$L^p$-estimates for singular integral operators along codimension one subspaces
Mikel Flórez-Amatriain
TL;DR
This work studies maximal directional singular integrals along codimension-one subspaces in $\mathbb{R}^n$ with the subspace allowed to depend measurably on the first $n-1$ variables. The authors develop a time-frequency discretization and a refined tree-based decomposition to prove $L^p$ bounds for $\frac{3}{2}<p<\infty$, and extend to $1<p<\infty$ under a single-band frequency restriction, while showing non-degeneracy is essential in general. The method hinges on discretizing the operator into a model sum over tiles, establishing orthogonality for lacunary trees, and proving a Kakeya-type maximal bound to control top collections, enabling a full range of $p$-boundedness. These results extend the Bateman–Thiele framework to higher dimensions and codimension one, shedding light on differentiation along Lipschitz vector fields and the necessity of a non-degeneracy condition for boundedness.
Abstract
In this paper we study maximal directional singular integral operators in $ \mathbb{R}^n $ given by a Hörmander--Mihlin multiplier on an $ (n-1)$-dimensional subspace and acting trivially in the perpendicular direction.
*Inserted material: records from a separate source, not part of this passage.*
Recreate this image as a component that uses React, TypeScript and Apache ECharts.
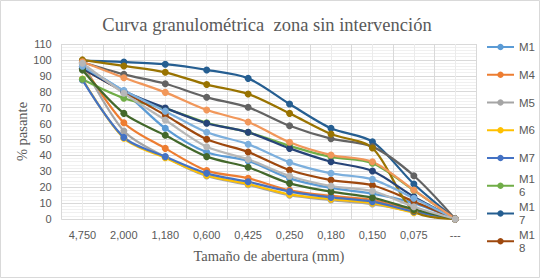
import React, { useEffect, useRef } from "react";
import * as echarts from "echarts";

const categories = ["4,750", "2,000", "1,180", "0,600", "0,425", "0,250", "0,180", "0,150", "0,075", "---"];

const seriesNames = ["M1", "M4", "M5", "M6", "M7", "M16", "M17", "M18", "M19", "M20", "M21", "M22", "M23", "M24", "M25"];
const legendNames = ["M1", "M4", "M5", "M6", "M7", "M16", "M17", "M18"];
const seriesColors = [
  "#5B9BD5", "#ED7D31", "#A5A5A5", "#FFC000", "#4472C4", "#70AD47", "#255E91", "#9E480E",
  "#636363", "#997300", "#264478", "#43682B", "#7CAFDD", "#F1975A", "#B7B7B7",
];

const m1 = [96, 80, 57, 42, 36.5, 25.5, 19.5, 16, 10, 0];
const m4 = [97, 60.5, 44.4, 30.4, 25.6, 18, 14.5, 12, 5, 0];
const m5 = [97.5, 55.3, 39, 27, 21.5, 15, 11.9, 9.4, 4.5, 0];
const m6 = [88, 50.8, 38.5, 27.5, 22, 15.5, 12.5, 10, 4, 0];
const m7 = [87.4, 51.3, 39.2, 28.7, 23.4, 17.2, 13.6, 10.9, 4.6, 0];
const m16 = [87.8, 75.9, 69.5, 60.5, 54.5, 46, 39, 35, 18, 0];
const m17 = [99.5, 98.7, 97.3, 93.7, 88.4, 72.3, 57, 48.6, 22, 0];
const m18 = [94.5, 80, 65.3, 50.1, 42.1, 30.8, 24.5, 21.2, 11, 0];
const m19 = [98.5, 90.9, 85, 76.5, 70.2, 58.6, 50.5, 45.5, 27.2, 0];
const m20 = [100, 96.2, 92.2, 84.5, 78.6, 66.4, 53.4, 44.6, 5, 0];
const m21 = [94.8, 80.5, 69.8, 60.2, 54.5, 44.4, 36, 30.2, 14, 0];
const m22 = [93.6, 66.4, 52.6, 39.2, 32.5, 22.4, 17.2, 13.4, 6, 0];
const m23 = [96, 80.7, 67.8, 54.5, 47, 35.6, 28.7, 24.9, 13, 0];
const m24 = [98.8, 88.8, 79.6, 68.5, 61, 48.2, 40.2, 36, 18.2, 0];
const m25 = [97.9, 79, 62.2, 45.4, 37.5, 27, 20.7, 17.6, 7.7, 0];

const seriesValues = [m1, m4, m5, m6, m7, m16, m17, m18, m19, m20, m21, m22, m23, m24, m25];

const TEXT = "#595959";
const SANS = "Liberation Sans";
const SERIF = "Liberation Serif";

export default function App() {
  const ref = useRef<HTMLDivElement>(null);
  useEffect(() => {
    document.body.style.margin = "0";
    const chart = echarts.init(ref.current!, null, { renderer: "svg" });

    const legends = legendNames.map((name, i) => {
      const wrapped = name.length > 2;
      const c = 47 + i * 27.75;
      return {
        data: [name],
        orient: "vertical",
        left: 486,
        top: wrapped ? c - 19.5 : c - 6.5,
        padding: 0,
        itemWidth: 27,
        itemHeight: 8,
        selectedMode: false,
        formatter: (n: string) => (n.length > 2 ? n.slice(0, 2) + "\n" + n.slice(2) : n),
        textStyle: {
          fontFamily: SANS,
          fontSize: 11.5,
          color: TEXT,
          lineHeight: 13,
          padding: wrapped ? [13, 0, 0, 0] : 0,
        },
      };
    });

    chart.setOption({
      animation: false,
      backgroundColor: "#FFFFFF",
      title: {
        text: "Curva granulométrica  zona sin intervención",
        left: 262,
        textAlign: "center",
        top: 10,
        textStyle: { fontFamily: SERIF, fontSize: 18.5, fontWeight: "normal", color: TEXT },
      },
      legend: legends,
      grid: { left: 61.7, right: 64, top: 44, bottom: 59 },
      xAxis: [
        {
          type: "category",
          data: categories,
          boundaryGap: true,
          axisTick: { show: false },
          axisLine: { show: true, lineStyle: { color: "#D9D9D9" } },
          splitLine: { show: false },
          axisLabel: { fontFamily: SANS, fontSize: 11, color: TEXT, margin: 10 },
          name: "Tamaño de abertura (mm)",
          nameLocation: "middle",
          nameGap: 29,
          nameMoveOverlap: false,
          nameTextStyle: { fontFamily: SERIF, fontSize: 14.5, color: TEXT },
        },
        {
          type: "value",
          min: 0,
          max: 20,
          interval: 1,
          position: "top",
          axisLabel: { show: false },
          axisLine: { show: false },
          axisTick: { show: false },
          splitLine: { show: true, lineStyle: { color: ["#D9D9D9", "#EBEBEB"] } },
        },
      ],
      yAxis: {
        type: "value",
        min: 0,
        max: 110,
        interval: 10,
        axisLine: { show: false },
        axisTick: { show: false },
        axisLabel: { fontFamily: SANS, fontSize: 11, color: TEXT, margin: 10 },
        splitLine: { show: true, lineStyle: { color: "#D9D9D9" } },
        minorTick: { show: false, splitNumber: 5 },
        minorSplitLine: { show: true, lineStyle: { color: "#F0F0F0" } },
        name: "% pasante",
        nameLocation: "middle",
        nameGap: 32,
        nameMoveOverlap: false,
        nameTextStyle: { fontFamily: SERIF, fontSize: 14.5, color: TEXT },
      },
      graphic: [
        {
          type: "rect",
          shape: { x: 0.5, y: 0.5, width: 539, height: 277 },
          style: { fill: "none", stroke: "#D9D9D9", lineWidth: 1 },
          silent: true,
        },
      ],
      series: seriesNames.map((name, i) => ({
        name,
        type: "line",
        xAxisIndex: 0,
        yAxisIndex: 0,
        data: seriesValues[i],
        smooth: 0.3,
        symbol: "circle",
        symbolSize: 7,
        lineStyle: { width: 2.25, color: seriesColors[i] },
        itemStyle: { color: seriesColors[i] },
        emphasis: { disabled: true },
      })),
    });
    return () => chart.dispose();
  }, []);
  return <div ref={ref} style={{ position: "absolute", left: 0, top: 0, width: 540, height: 278 }} />;
}
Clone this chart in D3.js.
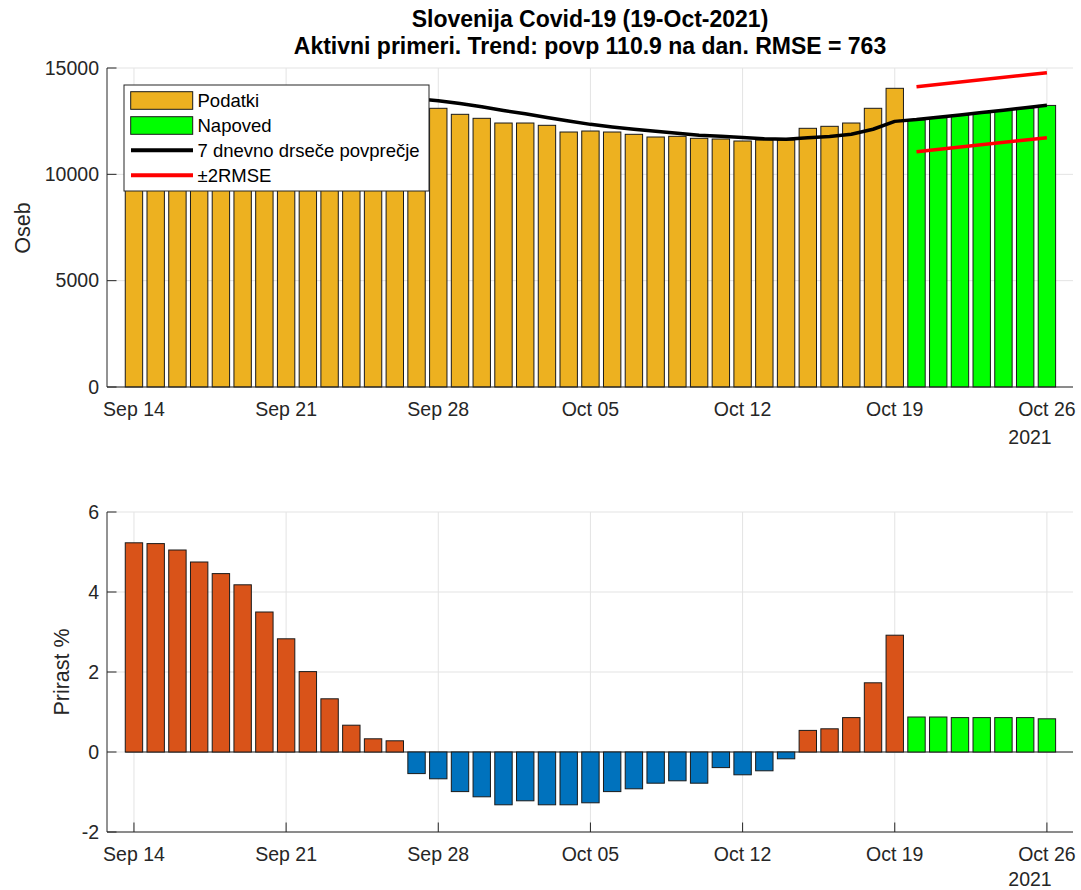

The subspace is allowed to depend measurably on the first $ n-1 $ variables of $ \mathbb{R}^n $. Assuming the subspace to be non degenerate in the sense that it is away from a cone around $e_n$ and the function $ f $ to be frequency supported in a cone away from $ \mathbb{R}^{n-1} $, we prove $ L^p $-bounds for these operators for $ p > 3/2 $. If we assume, additionally, that $ \widehat{f} $ is supported in a single frequency band, we are able to extend the boundedness range to $ p >1 $. The non-degeneracy assumption cannot in general be removed, even in the band-limited case.